La pression est donc forte pour que les autres États désignent des femmes comme candidates. En Italie, c’est la ministre des Affaires étrangères, Federica Mogherini, qui est pressentie. La commissaire sortante en charge de l’aide humanitaire, Kristalina Georgieva pourrait de nouveau représenter la Bulgarie. En France, Pierre Moscovici, ancien ministre des Finances, semble le mieux positionné mais pourrait céder sa place à l’ancienne ministre Élisabeth Guigou. Radoslaw Sikorski, ministre des Affaires étrangères, fait quant à lui figure de favori en Pologne.
Parmi les postes à pourvoir, certains suscitent des convoitises particulièrement fortes. C’est le cas, notamment, du portefeuille des affaires économiques et monétaires. Le Français Pierre Moscovici s’y porte candidat mais ce choix n’est pas du goût d’Angela Merkel. Si Paris renonce à ce poste, un autre social-démocrate, le Néérlandais Dijsselbloem qui préside l’Eurogroupe pourrait rejoindre cette fonction. Bien que Jean-Claude Juncker ait promis ce portefeuille à un social-démocrate, les noms du Finlandais Jyrki Katainen et de l’Espagnol Luis de Guindo circulent également. Ce dernier est également évoqué pour prendre la présidence permanente de l’Eurogroupe.

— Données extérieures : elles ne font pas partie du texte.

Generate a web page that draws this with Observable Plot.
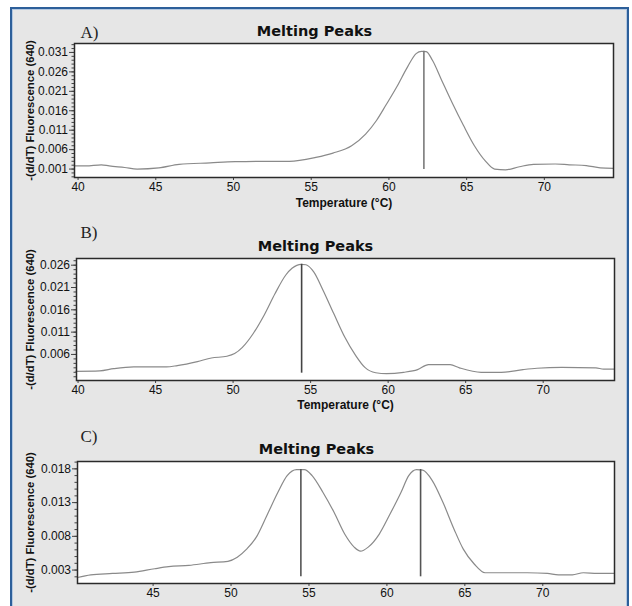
<!DOCTYPE html>
<html><head><meta charset="utf-8">
<script src="https://cdn.jsdelivr.net/npm/d3@7"></script>
<script src="https://cdn.jsdelivr.net/npm/@observablehq/plot@0.6"></script>
<style>
html,body{margin:0;padding:0;background:#fff;width:632px;height:606px;overflow:hidden;}
#page{position:relative;width:632px;height:606px;overflow:hidden;}
#bg{position:absolute;left:10px;top:7px;width:615px;height:640px;background:#e6e6e6;border:2px solid #2d5f9a;box-shadow:inset 0 0 0 1px #b4c8e0;}
.panel{position:absolute;left:0;}
</style></head><body><div id="page"><div id="bg"></div></div>
<script>
// ---- Data ----
const tempA = [39.8, 40.5, 41.5, 42.0, 43.0, 43.8, 45.2, 46.5, 48.5, 50.1, 52.2, 53.6, 55.3, 56.4, 57.6, 58.5, 59.2, 59.8, 60.5, 61.2, 61.75, 62.1, 62.4, 62.8, 63.4, 64.1, 64.8, 65.5, 66.2, 66.8, 67.5, 68.4, 69.3, 70.7, 71.6, 72.7, 73.6, 74.45];
const fluorA = [0.0018, 0.0018, 0.0021, 0.0018, 0.0014, 0.0010, 0.0013, 0.0022, 0.0026, 0.0029, 0.0030, 0.0030, 0.0040, 0.0051, 0.0070, 0.0100, 0.0135, 0.0174, 0.0221, 0.0273, 0.0307, 0.0313, 0.0312, 0.0290, 0.0238, 0.0178, 0.0122, 0.0070, 0.0031, 0.0010, 0.0008, 0.0016, 0.0022, 0.0023, 0.0021, 0.0019, 0.0013, 0.0012];

const tempB = [39.85, 41.4, 42.3, 43.6, 45.7, 46.4, 47.7, 48.6, 49.6, 50.1, 50.6, 51.3, 52.0, 52.7, 53.4, 53.8, 54.4, 54.7, 55.2, 55.8, 56.5, 57.2, 57.9, 58.5, 59.2, 59.9, 61.0, 61.9, 62.6, 64.0, 64.6, 66.0, 67.3, 68.7, 69.6, 71.2, 73.4, 73.9, 74.6];
const fluorB = [0.0022, 0.0023, 0.0028, 0.0032, 0.0032, 0.0035, 0.0044, 0.0052, 0.0056, 0.0062, 0.0076, 0.0107, 0.0148, 0.0196, 0.0238, 0.0253, 0.0262, 0.0261, 0.0245, 0.0204, 0.0151, 0.0099, 0.0058, 0.0031, 0.0019, 0.0017, 0.0020, 0.0026, 0.0037, 0.0037, 0.0030, 0.0020, 0.0020, 0.0026, 0.0029, 0.0031, 0.0030, 0.0027, 0.0027];

const tempC = [40.15, 41.0, 42.4, 43.8, 45.1, 46.0, 47.3, 48.7, 49.8, 50.4, 51.0, 51.6, 52.3, 53.0, 53.6, 54.2, 54.7, 55.2, 55.9, 56.6, 57.3, 57.9, 58.3, 58.8, 59.5, 60.2, 60.9, 61.4, 61.9, 62.3, 62.9, 63.6, 64.3, 64.9, 65.6, 66.3, 67.6, 69.0, 70.3, 71.0, 71.9, 72.6, 73.5, 74.6];
const fluorC = [0.0019, 0.0023, 0.0025, 0.0027, 0.0032, 0.0035, 0.0037, 0.0041, 0.0043, 0.0049, 0.0061, 0.0078, 0.0111, 0.0145, 0.0170, 0.0179, 0.0179, 0.0170, 0.0145, 0.0116, 0.0083, 0.0064, 0.0058, 0.0064, 0.0083, 0.0113, 0.0145, 0.0170, 0.0179, 0.0178, 0.0163, 0.0130, 0.0091, 0.0061, 0.0039, 0.0026, 0.0026, 0.0026, 0.0025, 0.0023, 0.0023, 0.0026, 0.0025, 0.0025];

// melting peak markers: temperature, low end, high end
const peakTempA = [62.25]; const peakLowA = [0.0009]; const peakHighA = [0.0313];
const peakTempB = [54.42]; const peakLowB = [0.0018]; const peakHighB = [0.0262];
const peakTempC = [54.48, 62.16]; const peakLowC = [0.0020, 0.0020]; const peakHighC = [0.0179, 0.0179];

// tick labels
const xTicksAB = [40, 45, 50, 55, 60, 65, 70];
const xTicksC = [45, 50, 55, 60, 65, 70];
const yTicksA = [0.001, 0.006, 0.011, 0.016, 0.021, 0.026, 0.031];
const yTicksB = [0.006, 0.011, 0.016, 0.021, 0.026];
const yTicksC = [0.003, 0.008, 0.013, 0.018];

const panelLabels = ["A)", "B)", "C)"];
const chartTitle = "Melting Peaks";
const yLabel = "-(d/dT) Fluorescence (640)";
const xLabel = "Temperature (°C)";

function makePanel(cfg) {
  const series = cfg.temps.map((t, i) => ({t, f: cfg.vals[i]}));
  const peaks = cfg.peakT.map((t, i) => ({t, lo: cfg.peakLo[i], hi: cfg.peakHi[i]}));
  const minor = d3.range(Math.ceil(cfg.yDomain[0] * 1000), Math.floor(cfg.yDomain[1] * 1000) + 1).map(d => d / 1000);
  const frameCenter = (cfg.left + (632 - cfg.right)) / 2;
  const marks = [
      Plot.frame({fill: "white", stroke: null}),
      Plot.axisY({ticks: minor, tickSize: 2.5, tickFormat: () => "", label: null, stroke: "#444"}),
      Plot.axisY({ticks: cfg.yTicks, tickSize: 5, tickPadding: 1.5, tickFormat: d3.format(".3f"), label: null, fontSize: 12, stroke: "#444"}),
      Plot.axisX({ticks: cfg.xTicks, tickSize: 3, tickPadding: 2, tickFormat: d => d, label: null, fontSize: 12, stroke: "#444"}),
      Plot.line(series, {x: "t", y: "f", stroke: "#8a8a8a", strokeWidth: 1.2, curve: "monotone-x"}),
      Plot.ruleX(peaks, {x: "t", y1: "lo", y2: "hi", stroke: cfg.ruleColor, strokeWidth: 1.6}),
      Plot.frame({stroke: "#2a2a2a", strokeWidth: 1.5}),
      Plot.text([chartTitle], {text: d => d, frameAnchor: "top", textAnchor: "middle", dx: cfg.titleX - frameCenter, dy: cfg.titleDy, fontWeight: "bold", fontSize: 14.5, fontFamily: "DejaVu Sans, sans-serif", fill: "#111"}),
      Plot.text([cfg.panel], {text: d => d, frameAnchor: "top-left", textAnchor: "start", dx: 80 - cfg.left, dy: cfg.panelDy, fontSize: 17, fontFamily: "Liberation Serif, serif", fill: "#222"}),
      Plot.text([yLabel], {text: d => d, frameAnchor: "left", textAnchor: "middle", rotate: -90, dx: 30 - cfg.left, fontWeight: "bold", fontSize: 11.3, fill: "#111"})
  ];
  if (cfg.showXLabel) marks.push(Plot.text([xLabel], {text: d => d, frameAnchor: "bottom", textAnchor: "middle", dy: cfg.xLabelDy, fontWeight: "bold", fontSize: 12, fill: "#111"}));
  const p = Plot.plot({
    width: 632,
    height: cfg.height,
    marginLeft: cfg.left,
    marginRight: cfg.right,
    marginTop: cfg.top,
    marginBottom: cfg.bottom,
    style: {background: "transparent", overflow: "visible", fontFamily: "Liberation Sans, Arial, sans-serif", fontSize: "12px", color: "#111"},
    x: {domain: cfg.xDomain},
    y: {domain: cfg.yDomain},
    marks
  });
  p.classList.add("panel");
  p.style.top = cfg.svgTop + "px";
  p.style.position = "absolute";
  document.getElementById("page").appendChild(p);
}

makePanel({panel: panelLabels[0], temps: tempA, vals: fluorA, peakT: peakTempA, peakLo: peakLowA, peakHi: peakHighA,
  xTicks: xTicksAB, yTicks: yTicksA, xDomain: [39.77, 74.45], yDomain: [-0.00117, 0.0333],
  svgTop: 0, height: 215, top: 43, bottom: 38, left: 74, right: 19, titleX: 314, titleDy: -18, panelDy: -18, xLabelDy: 29, ruleColor: "#7a7a7a", showXLabel: true});
makePanel({panel: panelLabels[1], temps: tempB, vals: fluorB, peakT: peakTempB, peakLo: peakLowB, peakHi: peakHighB,
  xTicks: xTicksAB, yTicks: yTicksB, xDomain: [39.9, 74.6], yDomain: [0.00016, 0.0275],
  svgTop: 215, height: 200, top: 43, bottom: 35, left: 76, right: 18, titleX: 315, titleDy: -18, panelDy: -33, xLabelDy: 28, ruleColor: "#444", showXLabel: true});
makePanel({panel: panelLabels[2], temps: tempC, vals: fluorC, peakT: peakTempC, peakLo: peakLowC, peakHi: peakHighC,
  xTicks: xTicksC, yTicks: yTicksC, xDomain: [40.15, 74.6], yDomain: [0.00101, 0.01909],
  svgTop: 415, height: 191, top: 46, bottom: 23, left: 77, right: 18, titleX: 316, titleDy: -18, panelDy: -32, xLabelDy: 28, ruleColor: "#555", showXLabel: false});
</script>
</body></html>
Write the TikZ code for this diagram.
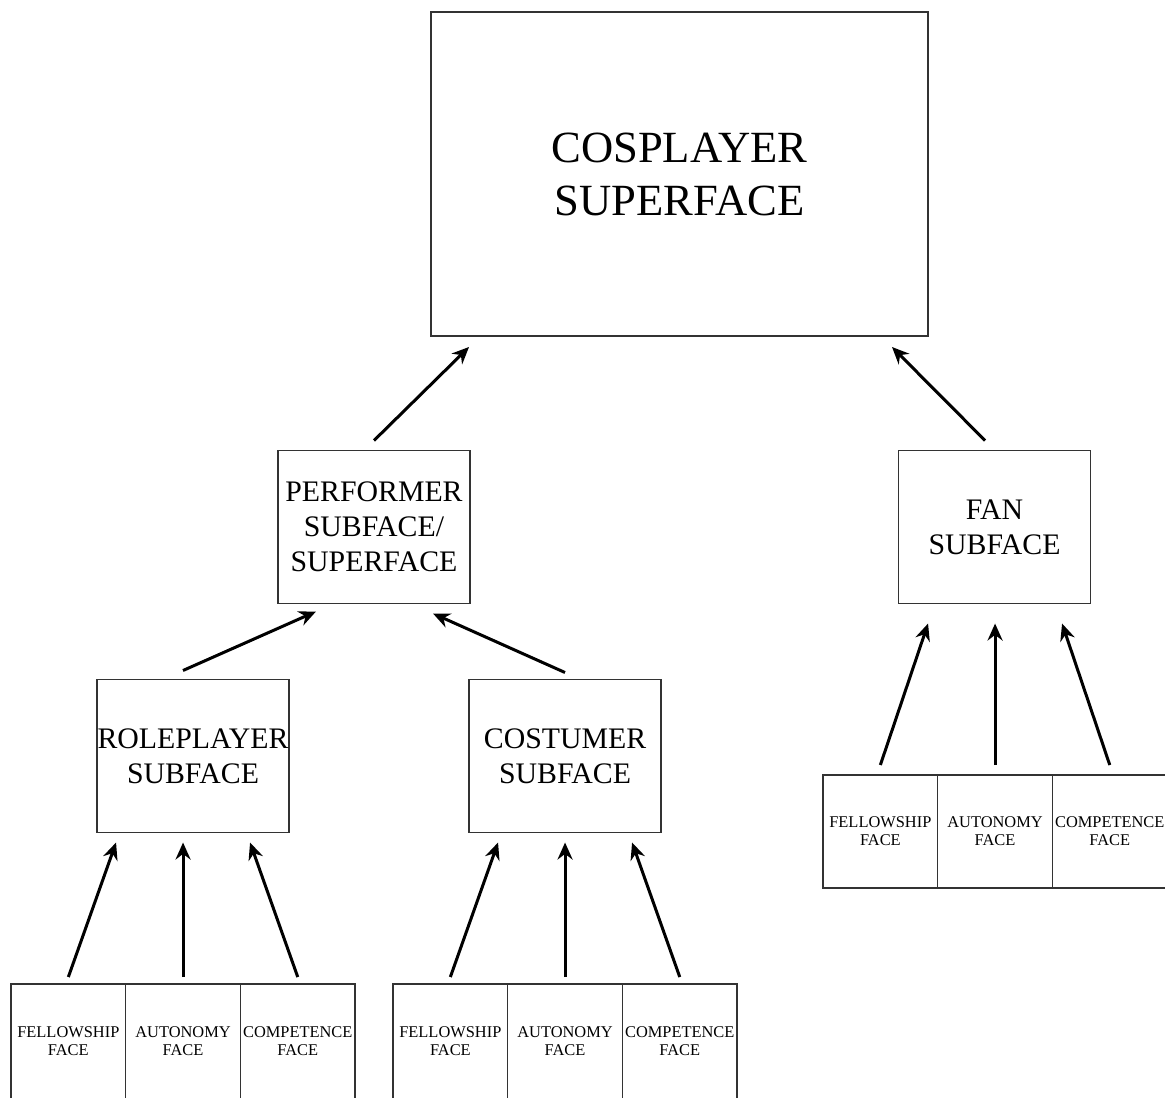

Le nom le plus cité pour le poste de Haut représentant est celui de l’Italienne Federica Mogherini mais sa désignation ne plait guère en Europe centrale où elle est jugé trop proche de Moscou. La Française Élisabeth Guigou, si elle est portée candidate par Paris, pourrait également convoiter cette fonction. Ces deux hypothèses sont en accord avec le souhait de la chancelière allemande de remplacer Catherine Ashton par un social-démocrate. Pour la présidence du Conseil, le jeu est, ici encore, des plus incertains. La première ministre danoise Helle Thorning-Schmidt est donnée favorite mais ce poste pourrait être demandé par l’Italie en compensation si Caterina Mogherini se voyait refuser la fonction de haut-représentante.